A large crowd of Maine island residents gathered in the Portland Museum of Art last Thursday to hear a lecture presented by Soren Hermansen from Samso Island, Denmark, which since 1998 has reduced its carbon foot print by 140% with renewable wind energy.

The islanders came to learn how they can become more energy independent in their communities. If you think your electric bill is rough, island residents in Maine can pay between 2 and 4 times the main land rate. Through this event and other like it, island residents are making progress to harvest abundant sustained winds like the people of Samso Island. By copying the plan implemented in 1998, Maine island residents are hoping they could not only generate all of their own power but also sell some back to the main land to create a negative carbon footprint.

As Soren points out, wind turbines are the perfect example of easier said then done. There is a lot of investigation that needs to be done to protect the interests of all parties involved. On Samso Island, for example, there was a two-year study done to determine potential negative impact on the local bird refuge. There was also a lot consideration and resulting financial compensation paid to fishermen who stood to lose fishing area. That’s two years of work with out even breaking a sweat or talking to local residents to find out if they even would tolerate an off shore wind farm.

There was a lot of communication with island residents, as everyone had a stake in the project. A few of the turbines were owned by investors, and some by companies, but a few were owned by citizens. They pooled their money to by a three of the turbines, one was owned by 1000 investors after funding from an investor fell through, and another two were split into $600 shares paid by the residents.

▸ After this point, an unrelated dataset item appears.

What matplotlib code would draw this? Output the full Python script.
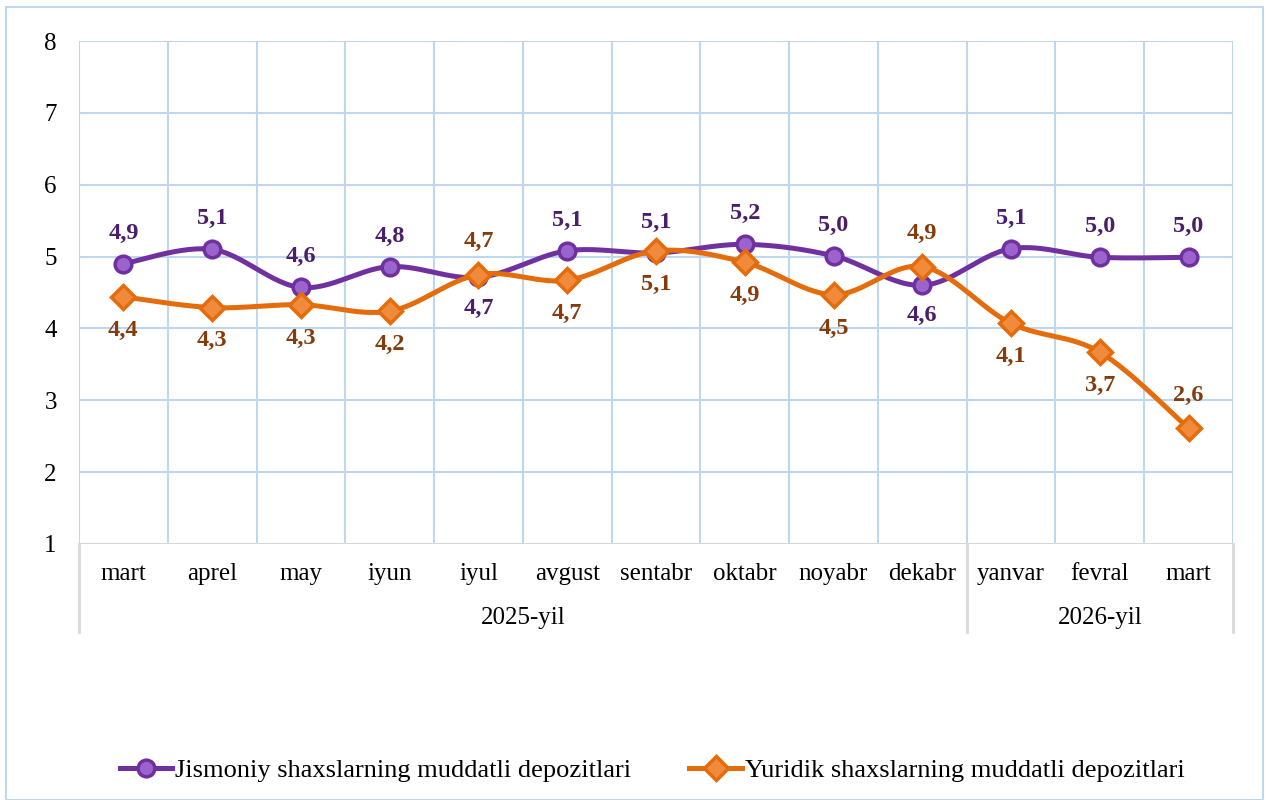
import numpy as np
import matplotlib.pyplot as plt
from matplotlib.patches import Rectangle

plt.rcParams['font.family'] = ['Liberation Serif', 'DejaVu Serif']

months = ["mart", "aprel", "may", "iyun", "iyul", "avgust", "sentabr",
          "oktabr", "noyabr", "dekabr", "yanvar", "fevral", "mart"]
years = ["2025-yil", "2026-yil"]
year_len = [10, 3]

jismoniy = [4.90, 5.10, 4.57, 4.86, 4.71, 5.08, 5.05, 5.17, 5.01, 4.60, 5.11, 4.99, 4.99]
yuridik = [4.44, 4.29, 4.33, 4.24, 4.75, 4.67, 5.08, 4.92, 4.47, 4.86, 4.07, 3.67, 2.61]
jis_labels = ["4,9", "5,1", "4,6", "4,8", "4,7", "5,1", "5,1", "5,2", "5,0", "4,6", "5,1", "5,0", "5,0"]
yur_labels = ["4,4", "4,3", "4,3", "4,2", "4,7", "4,7", "5,1", "4,9", "4,5", "4,9", "4,1", "3,7", "2,6"]
# label side: 1 above, -1 below
jis_side = [1, 1, 1, 1, -1, 1, 1, 1, 1, -1, 1, 1, 1]
yur_side = [-1, -1, -1, -1, 1, -1, -1, -1, -1, 1, -1, -1, 1]


def smooth(x, y, n=30):
    # excel-like smoothing (catmull-rom bezier)
    x = np.asarray(x, float)
    y = np.asarray(y, float)
    px = np.concatenate([[x[0]], x, [x[-1]]])
    py = np.concatenate([[y[0]], y, [y[-1]]])
    xs, ys = [], []
    t = np.linspace(0, 1, n)
    for i in range(len(x) - 1):
        p0 = np.array([px[i + 1], py[i + 1]])
        p3 = np.array([px[i + 2], py[i + 2]])
        c1 = p0 + (p3 - np.array([px[i], py[i]])) / 6
        c2 = p3 - (np.array([px[i + 3], py[i + 3]]) - p0) / 6
        pts = ((1 - t) ** 3)[:, None] * p0 + (3 * (1 - t) ** 2 * t)[:, None] * c1 \
            + (3 * (1 - t) * t ** 2)[:, None] * c2 + (t ** 3)[:, None] * p3
        xs.extend(pts[:, 0])
        ys.extend(pts[:, 1])
    return xs, ys


grid_c = "#BDD7EE"
axis_c = "#D9D9D9"
pur = "#7030A0"
pur_fill = "#9B63CC"
pur_txt = "#4A1E6B"
ora = "#E46C0A"
ora_fill = "#F08A3C"
ora_txt = "#843C0C"

fig = plt.figure(figsize=(12.69, 8), dpi=100)
ax = fig.add_axes([79 / 1269, 1 - 544 / 800, (1233 - 79) / 1269, (544 - 41) / 800])

x = np.arange(len(months))
ax.set_xlim(-0.5, len(months) - 0.5)
ax.set_ylim(1, 8)
ax.set_yticks(range(1, 9))
for v in range(1, 9):
    ax.axhline(v, color=grid_c, lw=1.5, zorder=0)
for b in np.arange(-0.5, len(months), 1):
    ax.axvline(b, color=grid_c, lw=1.5, zorder=0)
for s in ax.spines.values():
    s.set_visible(False)
ax.axhline(1, color=axis_c, lw=2, zorder=1)
ax.set_xticks([])
ax.tick_params(axis='y', length=0, pad=16, labelsize=18)

sx, sy = smooth(x, jismoniy)
ax.plot(sx, sy, color=pur, lw=3.6, zorder=3)
ax.plot(x, jismoniy, 'o', ms=12, mfc=pur_fill, mec=pur, mew=2.5, zorder=4)
sx, sy = smooth(x, yuridik)
ax.plot(sx, sy, color=ora, lw=3.6, zorder=3)
ax.plot(x, yuridik, 'D', ms=12, mfc=ora_fill, mec=ora, mew=2.5, zorder=4)

for i in range(len(months)):
    ax.annotate(jis_labels[i], (x[i], jismoniy[i]), xytext=(0, 22 * jis_side[i]),
                textcoords='offset points', ha='center', va='center',
                fontsize=17.5, fontweight='bold', color=pur_txt, zorder=5)
    ax.annotate(yur_labels[i], (x[i], yuridik[i]), xytext=(0, 24 * yur_side[i]),
                textcoords='offset points', ha='center', va='center',
                fontsize=17.5, fontweight='bold', color=ora_txt, zorder=5)

# multi-level category axis
tr = ax.get_xaxis_transform()
for i, m in enumerate(months):
    ax.text(x[i], -30 / 503, m, transform=tr, ha='center', va='center', fontsize=18)
start = -0.5
ax.plot([start, start], [0, -88 / 503], transform=tr, color=axis_c, lw=2, clip_on=False)
for yr, n in zip(years, year_len):
    end = start + n
    ax.text((start + end) / 2, -74 / 503, yr, transform=tr, ha='center', va='center', fontsize=18)
    ax.plot([end, end], [0, -88 / 503], transform=tr, color=axis_c, lw=2, clip_on=False)
    start = end

h1, = ax.plot([], [], color=pur, lw=3.6, marker='o', ms=12, mfc=pur_fill, mec=pur, mew=2.5)
h2, = ax.plot([], [], color=ora, lw=3.6, marker='D', ms=12, mfc=ora_fill, mec=ora, mew=2.5)
fig.legend([h1, h2], ["Jismoniy shaxslarning muddatli depozitlari",
                      "Yuridik shaxslarning muddatli depozitlari"],
           loc='center', bbox_to_anchor=(652 / 1269, 1 - 770 / 800), ncol=2,
           frameon=False, fontsize=19, handlelength=2.0, handletextpad=0.1,
           columnspacing=2.2)

fig.patches.append(Rectangle((6 / 1269, 0), 1257 / 1269, 1 - 7 / 800,
                             transform=fig.transFigure, fill=False,
                             edgecolor=grid_c, lw=1.5))

fig.savefig("out.png", dpi=100)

The goal of this lecture was to help provide local islanders with a means to build their own energy independence. Soren tried not to give an exact estimate of cost for the project during the Q&A portion of the lecture because he wants people to investigate on their own the unique conditions of an installation. There is no one size fits all solution or price tag when it comes to these projects and citizens must ask one another what will work for them. “We had meetings. It didn’t just happen over night we had to talk about it,” says Soren about the complex diplomacy required to accomplish such a project. Real lasting change starts from the ground up, not the top down and to do that takes years of hard work with local people.

You don’t need to have millions of dollars to make change and you don’t need to be a radical green person to make change. “There are people who are so green they glow at night. Those people you don’t want to work with because you can’t live up to their standards. You’re in your car and you feel guilty when you drive home.”

Soren was quick to point out that the investors were not green people, they were accountants, contractors, and dentists. They didn’t donate millions of dollars; in fact the investors who really made the projects happen contributed as little as $600.

Samso Island are now reaping the benefits of their wind project and generating free power. The typical repayment on a project like this is on average between three to five years but depends on a lot of factors. Regardless, the Samso Island residents have now enjoy the fruits of their labor and can sleep a little bit easier at night knowing that their investment has helped insulate their economy from oil price shocks.